Airlines Are the Canaries in the Coal Mine, and they are Dropping

Posted: May 22nd, 2008 by: h2

See how it unravels? The industries that rely on the balance between what they can pay for fuel and what consumers can pay for the end product are going to feel the oil peak prices first, and will fail first. Trucking is probably one of these industries as well, by the way, only it is not as discretionary as air travel so it should survive for longer in a recognizable form.

The cost of protecting airline bonds from default soared and bond prices plunged as oil reached a record $135 a barrel, stoking concern that carriers will run out of cash as jet-fuel prices surge.

A 94 percent increase in the price of jet fuel the past year may push some airlines into bankruptcy, Soleil Securities Corp. analyst James M. Higgins said yesterday.

“We now expect AMR [American Airlines] to have trouble avoiding bankruptcy by sometime in 2009,” Higgins wrote in a note to clients. “UAL [United Airlines] is too close to that possibility for our comfort,” and Continental is “close to our comfort threshold.”

Surging jet-fuel prices may help produce a record full-year loss for the largest U.S. airlines of $7.2 billion, JPMorgan Chase & Co. analyst Jamie Baker estimated this week. That estimate is 57 percent wider than Baker’s previous projection for the industry’s 2008 deficit.

James May, president of the Air Transport Association, told reporters yesterday in Washington that major U.S. airlines face liquidation should capacity cuts and fare increases fail to cover rising fuel costs.
Bloomberg: Airline Default Risk Soars, Bonds Tumble on Record Oil Prices, May 22 2008


The 11% cut in American Airlines flights this week is just the leading edge of many such increasingly radical changes in the air travel industry.

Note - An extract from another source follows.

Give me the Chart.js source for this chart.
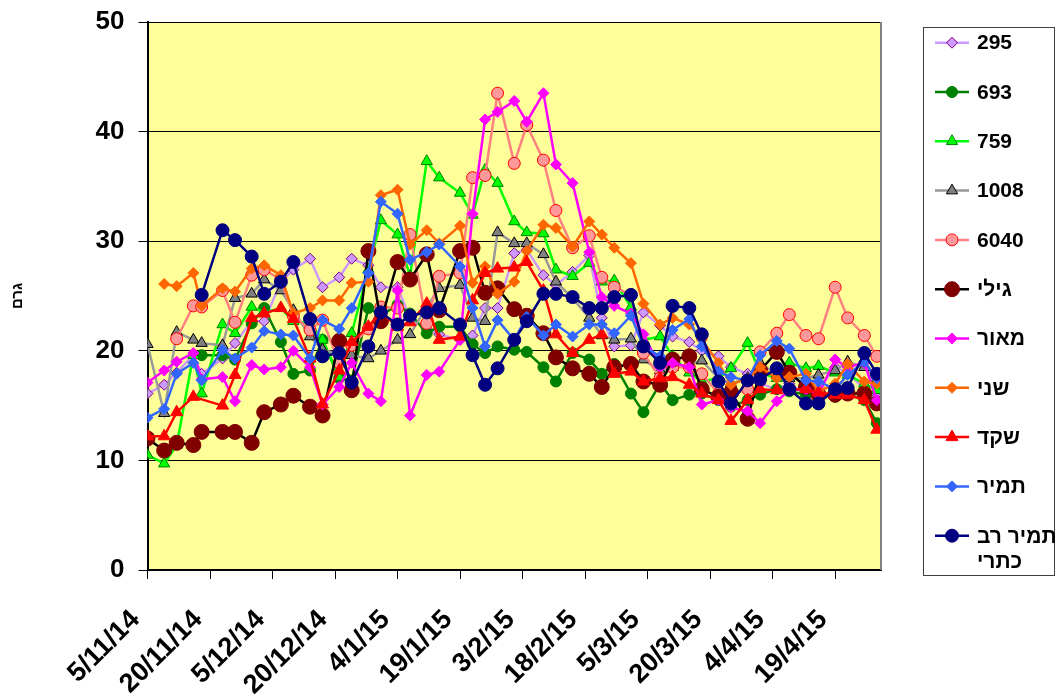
<!DOCTYPE html>
<html>
<head>
<meta charset="utf-8">
<script src="https://cdn.jsdelivr.net/npm/chart.js@4.4.1/dist/chart.umd.min.js"></script>
<style>
  body { margin: 0; background: #fff; }
  #wrap { width: 1057px; height: 700px; }
</style>
</head>
<body>
<div id="wrap"><canvas id="myChart" width="1057" height="700"></canvas></div>
<script>
// days after 5/11/14 for every measurement
const days = [0, 4, 7, 11, 13, 18, 21, 25, 28, 32, 35, 39, 42, 46, 49, 53, 56, 60, 63, 67,
  70, 75, 78, 81, 84, 88, 91, 95, 98, 102, 106, 109, 112, 116, 119, 123, 126, 130, 133, 137,
  140, 144, 147, 151, 154, 158, 161, 165, 168, 172, 175];

const names = ['295', '693', '759', '1008', '6040', 'גילי', 'מאור', 'שני', 'שקד', 'תמיר', 'תמיר רב כתרי'];

const s295 = [16.1, 16.9, 18.0, 19.6, 17.9, 19.3, 20.7, 22.7, 22.7,
  26.3, 27.4, 28.4, 25.8, 26.7, 28.4, 27.8, 25.8, 25.8, 23, 22,
  21.5, 21, 21.4, 23.9, 23.9, 28.9, 29.2, 26.9, 26, 27.2,
  28.7, 23, 20.4, 20.5, 23.5, 22.3, 21.3, 20.8, 20, 19.5,
  18.5, 17.9, 17, 16.5, 17, 16, 16.5, 18.5, 18, 16.5, 15.8];
const s693 = [null, null, null, null, 19.6, 19.6, 19.2, 22.5, 23.9,
  20.8, 17.9, 18.2, 21.0, 17.5, 17.3, 23.9, 23.2, 24.2, 23.4, 21.6,
  22.2, 22.2, 20.6, 19.8, 20.4, 20.1, 19.9, 18.5, 17.2, 19.8,
  19.2, 17.9, 18.8, 16.1, 14.4, 17.0, 15.5, 16.0, 16.1, 15.5,
  14.9, 15.5, 16, 16.5, 16.3, 16, 16, 15.8, 16, 15.5, 13.4];
const s759 = [10.5, 9.7, 11.4, 19.6, 16.1, 22.4, 21.6, 24.0, 23.5,
  23.9, 22.7, 22.5, 21.0, 17.6, 21.6, 27.4, 31.9, 30.6, 26.8, 37.3,
  35.8, 34.4, 32.4, 36.5, 35.3, 31.8, 30.8, 30.7, 27.4, 26.8,
  28.0, 26.3, 26.4, 24, 21.0, 21.3, 19.5, 18, 17.2, 17.5,
  18.4, 20.7, 18, 17.5, 18.9, 18.4, 18.6, 18, 17.8, 17, 16.4];
const s1008 = [20.6, 14.3, 21.7, 21.0, 20.7, 20.5, 24.8, 25.2, 26.5,
  25.5, 23.7, 21.3, 20.1, 19.7, 19.6, 19.3, 20, 21, 21.5, 24.0,
  25.7, 26, 23, 22.7, 30.8, 29.8, 29.8, 28.8, 26.3, 24.8,
  23, 21.4, 21.0, 21.1, 19.2, 18.2, 18.5, 18.8, 19.1, 17.5,
  17, 17.5, 18.9, 17.8, 17.5, 17.5, 17.8, 18.2, 19.0, 18.5, 17.5];
const s6040 = [null, null, 21.1, 24.1, 24.0, 25.5, 22.6, 26.9, 27.4,
  26.5, 23.2, 21.9, 22.8, 18.9, 20.5, 22.0, 24.0, 23.9, 30.6, 22.5,
  26.8, 27.1, 35.8, 36.0, 43.5, 37.1, 40.6, 37.4, 32.8, 29.4,
  30.5, 26.7, 25.8, 25.1, 19.8, 17.5, 18.5, 18.5, 17.9, 16.1,
  16, 16.5, 19.9, 21.6, 23.3, 21.4, 21.1, 25.8, 23.0, 21.4, 19.5];
const sGili = [12.0, 10.9, 11.6, 11.4, 12.6, 12.6, 12.6, 11.6, 14.4,
  15.1, 15.9, 14.9, 14.1, 20.9, 16.4, 29.1, 22.7, 28.1, 26.5, 28.8,
  23.7, 29.1, 29.4, 25.3, 25.7, 23.8, 23.2, 21.6, 19.4, 18.4,
  17.9, 16.7, 18.5, 18.8, 17.2, 16.9, 19.2, 19.5, 16.5, 15.8,
  16.2, 13.8, 18.2, 19.9, 18.0, 16.7, 16, 16.0, 16.1, 16.1, 15.2];
const sMaor = [17.1, 18.2, 19.0, 19.8, 17.4, 17.6, 15.4, 18.7, 18.3,
  18.5, 20.0, 18.5, 15.1, 16.7, 18.9, 16.1, 15.4, 25.5, 14.1, 17.8,
  18.1, 21, 32.5, 41.1, 41.8, 42.8, 40.9, 43.5, 37.0, 35.3,
  29, 24.9, 24.1, 23.4, 21.5, 18.5, 18.9, 18.5, 15.1, 15.5,
  14.8, 14.5, 13.4, 15.4, 16.4, 16.5, 16, 19.2, 18.5, 18.9, 15.5];
const sShani = [null, 26.1, 25.9, 27.1, 24.1, 25.7, 25.4, 27.5, 27.8,
  26.9, 23.4, 23.9, 24.6, 24.6, 26.2, 26.3, 34.2, 34.7, 29.7, 31.0,
  29.8, 31.4, 26.2, 27.7, 25.2, 26.3, 29.1, 31.5, 31.2, 29.5,
  31.8, 30.6, 29.4, 28.0, 24.3, 22.4, 23.0, 22.4, 21.0, 18.9,
  16.9, 17.5, 18.5, 17.5, 17.6, 17.9, 16.3, 17, 18.8, 17.2, 17.0];
const sShaked = [12.2, 12.2, 14.4, 15.8, null, 15.0, 17.8, 23.0, 23.4,
  23.9, 22.9, 19.3, 15.1, 18.2, 20.8, 22.2, 23.5, 22.2, 22.6, 24.3,
  21.0, 21.3, 24.6, 27.1, 27.5, 27.6, 28.1, 25.5, 21.5, 19.8,
  21, 21.5, 17.9, 18.1, 17.2, 17.5, 17.6, 16.9, 16.1, 15.5,
  13.6, 15.5, 16.5, 16.4, 16.5, 16.5, 16.2, 16, 16, 15.5, 12.8];
const sTamir = [13.9, 14.7, 17.9, 18.9, 17.3, 20.1, 19.3, 20.3, 21.8,
  21.5, 21.4, 19.3, 22.8, 22.0, 23.9, 27.1, 33.6, 32.5, 28.3, 29.0,
  29.7, 27.7, 23.9, 20.4, 22.8, 21.0, 23.1, 21.4, 22.4, 21.3,
  22.4, 22.4, 21.6, 23.2, 20.4, 19.5, 21.9, 22.9, 20.4, 18.1,
  17.6, 17.3, 19.6, 20.9, 20.2, 17.3, 17.2, 16.5, 17.8, 19.0, 17.5];
const sTamirRav = [null, null, null, null, 25.1, 31.0, 30.1, 28.6, 25.2,
  26.3, 28.1, 22.9, 19.5, 19.8, 17.1, 20.4, 23.5, 22.4, 23.2, 23.5,
  23.9, 22.4, 19.6, 16.9, 18.4, 21.0, 22.7, 25.2, 25.2, 24.9,
  23.9, 23.9, 24.9, 25.1, 20.4, 18.9, 24.1, 23.9, 21.5, 17.2,
  15.2, 17.3, 17.4, 18.4, 16.5, 15.2, 15.2, 16.5, 16.6, 19.8, 17.9];

const yTicks = [0, 10, 20, 30, 40, 50];
const xStep = 15;

const allValues = [s295, s693, s759, s1008, s6040, sGili, sMaor, sShani, sShaked, sTamir, sTamirRav];

// line colour, marker, marker fill, marker border, radius
const looks = [
  ['#CC99FF', 'rectRot', '#CC99FF', '#800080', 5.5],
  ['#008000', 'circle', '#008000', '#008000', 5.5],
  ['#00FF00', 'triangle', '#00FF00', '#008000', 6.5],
  ['#999999', 'triangle', '#808080', '#000000', 6.5],
  ['#FF8080', 'circle', '#FF9999', '#FF0000', 6],
  ['#000000', 'circle', '#800000', '#800000', 7.5],
  ['#FF00FF', 'rectRot', '#FF00FF', '#FF00FF', 5.5],
  ['#FF6600', 'rectRot', '#FF6600', '#FF6600', 5.5],
  ['#FF0000', 'triangle', '#FF0000', '#FF0000', 7],
  ['#3366FF', 'rectRot', '#3366FF', '#3366FF', 5.5],
  ['#000080', 'circle', '#000080', '#000080', 6.5]
];

const toDate = (v) => {
  const dt = new Date(Date.UTC(2014, 10, 5) + v * 86400000);
  return dt.getUTCDate() + '/' + (dt.getUTCMonth() + 1) + '/' + String(dt.getUTCFullYear()).slice(2);
};

const datasets = allValues.map((vals, i) => ({
  label: names[i],
  data: days.map((d, j) => ({ x: d, y: vals[j] })).filter(p => p.y !== null),
  borderColor: looks[i][0],
  borderWidth: 2.5,
  pointStyle: looks[i][1],
  pointBackgroundColor: looks[i][2],
  pointBorderColor: looks[i][3],
  pointBorderWidth: 1,
  pointRadius: looks[i][4],
  tension: 0,
  order: allValues.length - i
}));

const plotBack = {
  id: 'plotBack',
  beforeDraw(chart) {
    const { ctx, chartArea: a } = chart;
    ctx.save();
    ctx.fillStyle = '#FFFF99';
    ctx.fillRect(a.left, a.top, a.right - a.left, a.bottom - a.top);
    ctx.restore();
  },
  afterDatasetsDraw(chart) {
    const { ctx, chartArea: a } = chart;
    ctx.save();
    ctx.strokeStyle = '#808080';
    ctx.lineWidth = 2;
    ctx.beginPath();
    ctx.moveTo(a.right, a.top);
    ctx.lineTo(a.right, a.bottom);
    ctx.stroke();
    ctx.restore();
  }
};

const sideLegend = {
  id: 'sideLegend',
  afterDraw(chart) {
    const ctx = chart.ctx;
    ctx.save();
    ctx.strokeStyle = '#404040';
    ctx.lineWidth = 1;
    ctx.strokeRect(923.5, 27.5, 131, 548);
    ctx.font = 'bold 21px Arial, "Liberation Sans", sans-serif';
    ctx.textBaseline = 'middle';
    ctx.textAlign = 'left';
    names.forEach((n, i) => {
      const y = 42.7 + i * 49.3;
      ctx.strokeStyle = looks[i][0];
      ctx.lineWidth = 2.5;
      ctx.beginPath();
      ctx.moveTo(935, y);
      ctx.lineTo(969, y);
      ctx.stroke();
      ctx.fillStyle = looks[i][2];
      ctx.strokeStyle = looks[i][3];
      ctx.lineWidth = 1;
      Chart.helpers.drawPoint(ctx, { pointStyle: looks[i][1], rotation: 0, radius: looks[i][4], borderWidth: 1 }, 952, y);
      ctx.fillStyle = '#000';
      if (i === names.length - 1) {
        ctx.fillText('תמיר רב', 977, y + 2);
        ctx.fillText('כתרי', 977, y + 27);
      } else {
        ctx.fillText(n, 977, y + 1);
      }
    });
    ctx.restore();
  }
};

new Chart(document.getElementById('myChart'), {
  type: 'line',
  data: { datasets },
  options: {
    responsive: false,
    animation: false,
    layout: { padding: { top: 22, right: 176, bottom: 0, left: 0 } },
    plugins: { legend: { display: false }, tooltip: { enabled: false } },
    scales: {
      x: {
        type: 'linear',
        min: 0,
        max: 176,
        afterFit: (s) => { s.height = 130; },
        grid: { drawOnChartArea: false, color: '#000', tickLength: 9 },
        border: { color: '#000', width: 2 },
        ticks: {
          stepSize: xStep,
          includeBounds: false,
          autoSkip: false,
          maxRotation: 45,
          minRotation: 45,
          padding: 25,
          labelOffset: -12,
          color: '#000',
          font: { family: 'Arial, "Liberation Sans", sans-serif', size: 27, weight: 'bold' },
          callback: (v) => toDate(v)
        }
      },
      y: {
        min: yTicks[0],
        max: yTicks[yTicks.length - 1],
        afterFit: (s) => { s.width = 147.5; s.paddingTop = 0; s.paddingBottom = 0; },
        grid: { color: '#000', tickLength: 9 },
        border: { color: '#000', width: 2 },
        ticks: {
          stepSize: 10,
          padding: 14,
          color: '#000',
          font: { family: 'Arial, "Liberation Sans", sans-serif', size: 26, weight: 'bold' }
        },
        title: {
          display: true,
          text: 'גרם',
          color: '#000',
          padding: { top: 9, bottom: 0 },
          font: { family: 'Arial, "Liberation Sans", sans-serif', size: 15, weight: 'bold' }
        }
      }
    }
  },
  plugins: [plotBack, sideLegend]
});
</script>
</body>
</html>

The incredible dependence of all modern industrial economies, and global food production in general, on petroleum products, is going to become increasingly obvious once the oil production plateau we are on begins to drop off to the permanent decline in production that defines the essence of the peak production/decline scenario.

It will be interesting to see what happens as this continues. Obvious first casualties will be most commercial air travel, possibly the big three American car companies, who have waited far too long in developing good quality small cars to really be considered seriously as competitors for Honda or Toyota, or most European manufacturers for that matter.

Basically what we’re looking at now is the plateau of global liquids production, and since global industrialism has no realistic plan B for how to power itself, how to produce food, etc, without petroleum, it’s very understandably reluctant to admit the depth of the problem.

One thing is for sure, when the real declines start, after the plateau, the United States in in for a serious reality check (ASPO;Harpers: Our Phony Economy).

Short term, quarterly type corporate thinking and planning is going to be the long term loser in this game, and that leaves the United States with VERY few advantages, since it has so fully allowed the corporate system to dig itself deep into bed with the political. So where will the change come from?

My Predictions

When things get too obvious, I’m going to post predictions now and then. Some of these are virtually no brainers: state run airlines will return, since as the airline industry itself has now repeatedly stated, its business model cannot support such violent price increases (good article on airline fuel hedging), no matter how much hedging it does. At some point, after all, if the hedges worked one year, someone else lost that money, and sooner or later the number of people willing to take such losses will decline, until fuel cannot be hedged.

So if a country wants to have an airline in the future that can be counted on, and not let all that horribly out of place airport building go to total waste, some form of nationalization of air travel will need to be created. How the US will do this will probably be in the same typical style it’s been doing it all along: pay private companies and take all the risk, which means, subsidized fuel costs.